Start at the line that contains "Convert this chart to seaborn", stop at the line that contains "ax = fig.add_axes([77", and repeat every line in that span, those two included, with no pictures.

◆ MATERIAL PROVIDED ◆

━━━━━━━━━━━━━━━━━━━━━━━━━━━━━━

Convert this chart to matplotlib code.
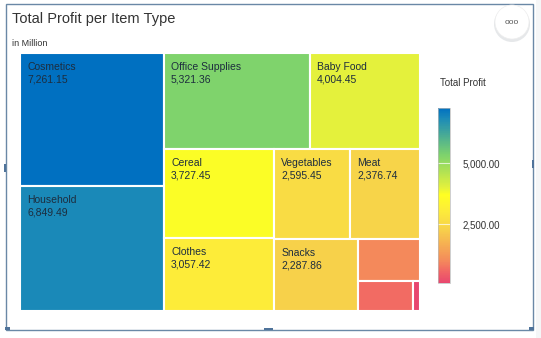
import matplotlib
matplotlib.use("Agg")
import matplotlib.pyplot as plt
from matplotlib.patches import Rectangle, Circle
from matplotlib.colors import LinearSegmentedColormap, Normalize
from matplotlib.colorbar import ColorbarBase

plt.rcParams['font.family'] = ['Liberation Sans', 'DejaVu Sans']

# data (total profit, in million)
items = ['Cosmetics', 'Household', 'Office Supplies', 'Baby Food', 'Cereal',
         'Clothes', 'Vegetables', 'Meat', 'Snacks', 'Personal Care',
         'Beverages', 'Fruits']
profit = [7261.15, 6849.49, 5321.36, 4004.45, 3727.45, 3057.42, 2595.45,
          2376.74, 2287.86, 1000.00, 620.00, 80.00]
cbar_ticks = [2500, 5000]

# colour scale anchors (value, colour)
scale_vals = [80, 620, 1000, 2300, 3050, 3700, 4000, 5300, 6850, 7261.15]
scale_cols = ['#e8476f', '#f26b63', '#f48b5b', '#f7d24a', '#fdec3a',
              '#ffff22', '#e3f13c', '#80d46b', '#1b8ab8', '#0070c1']

vmin, vmax = min(profit), max(profit)
cmap = LinearSegmentedColormap.from_list(
    'profit', [((v - vmin) / (vmax - vmin), c) for v, c in zip(scale_vals, scale_cols)])
norm = Normalize(vmin, vmax)


def worst(row, side):
    s = sum(row)
    return max(max(side * side * r / (s * s), s * s / (side * side * r)) for r in row)


def squarify(vals, x, y, w, h):
    total = sum(vals)
    vals = [v * w * h / total for v in vals]
    rects = []
    while vals:
        short = min(w, h)
        row = [vals[0]]
        i = 1
        while i < len(vals) and worst(row + [vals[i]], short) <= worst(row, short):
            row.append(vals[i])
            i += 1
        s = sum(row)
        if w >= h:
            rw = s / h
            yy = y
            for v in row:
                rects.append((x, yy, rw, v / rw))
                yy += v / rw
            x += rw
            w -= rw
        else:
            rh = s / w
            xx = x
            for v in row:
                rects.append((xx, y, v / rh, rh))
                xx += v / rh
            y += rh
            h -= rh
        vals = vals[i:]
    return rects


W, H = 541, 338
fig = plt.figure(figsize=(W / 100, H / 100), dpi=100)
fig.patch.set_facecolor('white')

# card chrome, pixel coords
bg = fig.add_axes([0, 0, 1, 1])
bg.set_xlim(0, W)
bg.set_ylim(H, 0)
bg.axis('off')
bg.add_patch(Rectangle((536, 0), 5, H, color='#f5f6f7', lw=0))
bg.add_patch(Rectangle((6, 4), 527, 326, fill=False, ec='#6a88a6', lw=1))
for hx, hy, hw, hh in [(5, 327, 5, 3), (529, 327, 5, 3), (264, 328, 9, 2),
                       (4, 164, 2, 8), (532, 160, 2, 8)]:
    bg.add_patch(Rectangle((hx, hy), hw, hh, color='#4f739a', lw=0))
bg.add_patch(Circle((512, 24), 18, color='#e6e8ea', lw=0))
bg.add_patch(Circle((512, 22), 17, color='white', ec='#eeeeee', lw=0.5))
bg.text(512, 22, 'ooo', ha='center', va='center', fontsize=6, color='#555555')
bg.text(12, 19, 'Total Profit per Item Type', fontsize=10.5, color='#333333', va='center')
bg.text(12, 43, 'in Million', fontsize=6.5, color='#333333', va='center')

# treemap
tx, ty, tw, th = 20, 53, 400, 258
ax = fig.add_axes([tx / W, 1 - (ty + th) / H, tw / W, th / H])
ax.set_xlim(0, tw)
ax.set_ylim(th, 0)
ax.axis('off')
for name, val, (x, y, w, h) in zip(items, profit, squarify(profit, 0, 0, tw, th)):
    ax.add_patch(Rectangle((x, y), w, h, facecolor=cmap(norm(val)),
                           edgecolor='white', lw=1.5))
    if w > 60 and h > 50:
        ax.text(x + 7, y + 9, name, fontsize=7.5, color='#1d2d3e', va='top')
        ax.text(x + 7, y + 22, f'{val:,.2f}', fontsize=7.5, color='#1d2d3e', va='top')

# colour legend
bg.text(440, 83, 'Total Profit', fontsize=7, color='#333333', va='center')
cax = fig.add_axes([438 / W, 1 - 283 / H, 12 / W, 175 / H])
cb = ColorbarBase(cax, cmap=cmap, norm=norm, ticks=cbar_ticks)
cb.outline.set_edgecolor('#bbbbbb')
cb.outline.set_linewidth(0.5)
cb.set_ticklabels([f'{t:,.2f}' for t in cbar_ticks])
cax.tick_params(length=0, pad=9, labelsize=7, labelcolor='#333333')
for t in cbar_ticks:
    cax.axhline(t, color='white', lw=0.8, alpha=0.7)

fig.savefig('out.png', dpi=100)
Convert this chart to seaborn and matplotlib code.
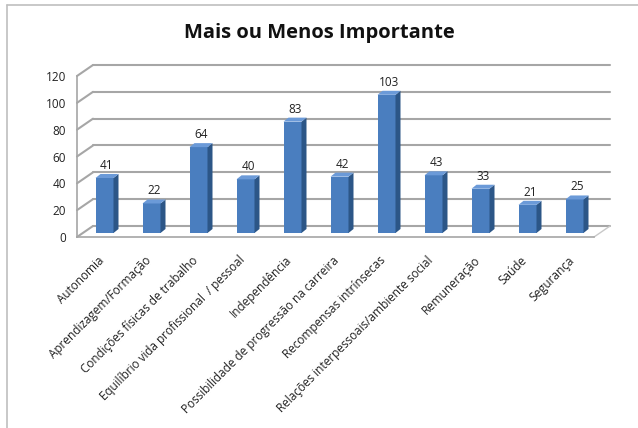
import matplotlib.pyplot as plt
import seaborn as sns
from matplotlib.patches import Polygon
from matplotlib.lines import Line2D
from matplotlib.transforms import ScaledTranslation

# dados do gráfico
categorias = [
    "Autonomia",
    "Aprendizagem/Formação",
    "Condições físicas de trabalho",
    "Equilíbrio vida profissional  / pessoal",
    "Independência",
    "Possibilidade de progressão na carreira",
    "Recompensas intrínsecas",
    "Relações interpessoais/ambiente social",
    "Remuneração",
    "Saúde",
    "Segurança",
]
valores = [41, 22, 64, 40, 83, 42, 103, 43, 33, 21, 25]
y_ticks = [0, 20, 40, 60, 80, 100, 120]

sns.set_style("white")
plt.rcParams["font.family"] = ["Open Sans", "DejaVu Sans"]

W, H = 638, 428
fig = plt.figure(figsize=(W / 100, H / 100), dpi=100)
# eixo frontal: x de 77 a 594 px, y de 237 (0) a 76 (120)
ax = fig.add_axes([77 / W, 1 - 237 / H, 517 / W, 161 / H])

px_cat = 517 / len(categorias)
px_val = 161 / 120

# profundidade (efeito 3D) em unidades de dados
WX, WY = 16 / px_cat, 11 / px_val      # parede do fundo
FX, FY = 4 / px_cat, 4 / px_val        # face frontal das barras
BX, BY = 5 / px_cat, 4 / px_val        # espessura das barras

azul = "#4a7ebf"
azul_lado = "#2c5687"
azul_topo = "#6b9ad8"
cinza = "#a6a6a6"

sns.barplot(x=categorias, y=valores, color=azul, saturation=1, width=18 / px_cat,
            ax=ax, zorder=3)

x0, x1 = -0.5, len(categorias) - 0.5

# grelha (parede do fundo + parede lateral)
for v in y_ticks:
    ax.add_line(Line2D([x0 + WX, x1 + WX], [v + WY, v + WY], color=cinza, lw=1.5,
                       clip_on=False, zorder=1))
    ax.add_line(Line2D([x0, x0 + WX], [v, v + WY], color=cinza, lw=1.5,
                       clip_on=False, zorder=1))
# chão
ax.add_line(Line2D([x1, x1 + WX], [0, WY], color="#c8c8c8", lw=1.0, clip_on=False, zorder=1))

# barras 3D: desloca a face frontal e acrescenta lado e topo
for p, v in zip(ax.patches, valores):
    bx = p.get_x() + FX
    bw = p.get_width()
    p.set_x(bx)
    p.set_y(FY)
    p.set_edgecolor("none")
    top = v + FY
    lado = Polygon([(bx + bw, FY), (bx + bw + BX, FY + BY), (bx + bw + BX, top + BY),
                    (bx + bw, top)], closed=True, fc=azul_lado, ec="none",
                   zorder=3, clip_on=False)
    topo = Polygon([(bx, top), (bx + bw, top), (bx + bw + BX, top + BY),
                    (bx + BX, top + BY)], closed=True, fc=azul_topo, ec="none",
                   zorder=3, clip_on=False)
    ax.add_patch(lado)
    ax.add_patch(topo)
    ax.text(bx + bw / 2 + BX / 2, top + BY + 1.5, str(v), ha="center", va="bottom",
            fontsize=8.5, color="#222222", clip_on=False)

ax.set_xlim(x0, x1)
ax.set_ylim(0, 120)
ax.set_yticks(y_ticks)
ax.set_xlabel("")
ax.set_ylabel("")

for s in ["top", "right"]:
    ax.spines[s].set_visible(False)
for s in ["left", "bottom"]:
    ax.spines[s].set_color(cinza)
    ax.spines[s].set_linewidth(1.2)

ax.tick_params(axis="y", length=4, color=cinza, labelsize=8.5, pad=4, labelcolor="#222222")
ax.set_xticks(range(len(categorias)))
ax.set_xticks([i - 0.5 for i in range(len(categorias) + 1)], minor=True)
ax.tick_params(axis="x", which="major", length=0, pad=12)
ax.tick_params(axis="x", which="minor", length=4, color=cinza, direction="out")
ax.set_xticklabels(categorias, rotation=45, ha="right", rotation_mode="anchor",
                   fontsize=8.5, color="#222222")
desloc = ScaledTranslation(-3 / 100, 0, fig.dpi_scale_trans)
for lbl in ax.get_xticklabels():
    lbl.set_transform(lbl.get_transform() + desloc)

fig.text(0.5, 1 - 33 / H, "Mais ou Menos Importante", ha="center", va="center",
         fontsize=14.5, fontweight="bold", color="#111111")

# moldura do gráfico
fig.add_artist(Line2D([7 / W, 1], [1 - 5 / H, 1 - 5 / H], color="#bfbfbf", lw=1.2))
fig.add_artist(Line2D([7 / W, 7 / W], [0, 1 - 5 / H], color="#bfbfbf", lw=1.2))

fig.savefig("out.png", dpi=100)
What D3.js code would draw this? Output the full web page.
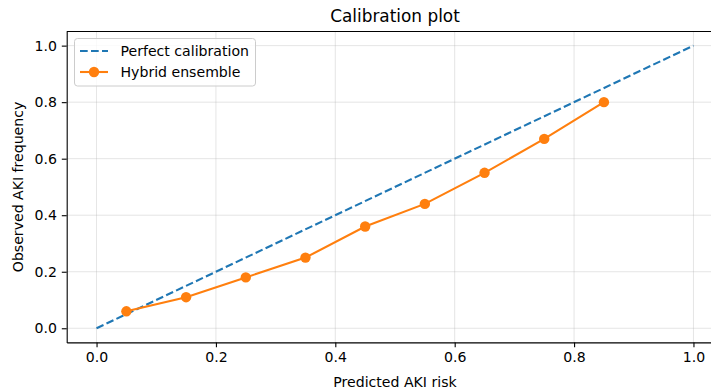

━━━━━━━━━━━━━━━━━━━━━━━━━━━━━━

◆ FULL OUTPUT ◆
Convert this chart to seaborn and matplotlib code.
import matplotlib.pyplot as plt
import seaborn as sns
from matplotlib.patches import Polygon
from matplotlib.lines import Line2D
from matplotlib.transforms import ScaledTranslation

# dados do gráfico
categorias = [
    "Autonomia",
    "Aprendizagem/Formação",
    "Condições físicas de trabalho",
    "Equilíbrio vida profissional  / pessoal",
    "Independência",
    "Possibilidade de progressão na carreira",
    "Recompensas intrínsecas",
    "Relações interpessoais/ambiente social",
    "Remuneração",
    "Saúde",
    "Segurança",
]
valores = [41, 22, 64, 40, 83, 42, 103, 43, 33, 21, 25]
y_ticks = [0, 20, 40, 60, 80, 100, 120]

sns.set_style("white")
plt.rcParams["font.family"] = ["Open Sans", "DejaVu Sans"]

W, H = 638, 428
fig = plt.figure(figsize=(W / 100, H / 100), dpi=100)
# eixo frontal: x de 77 a 594 px, y de 237 (0) a 76 (120)
ax = fig.add_axes([77 / W, 1 - 237 / H, 517 / W, 161 / H])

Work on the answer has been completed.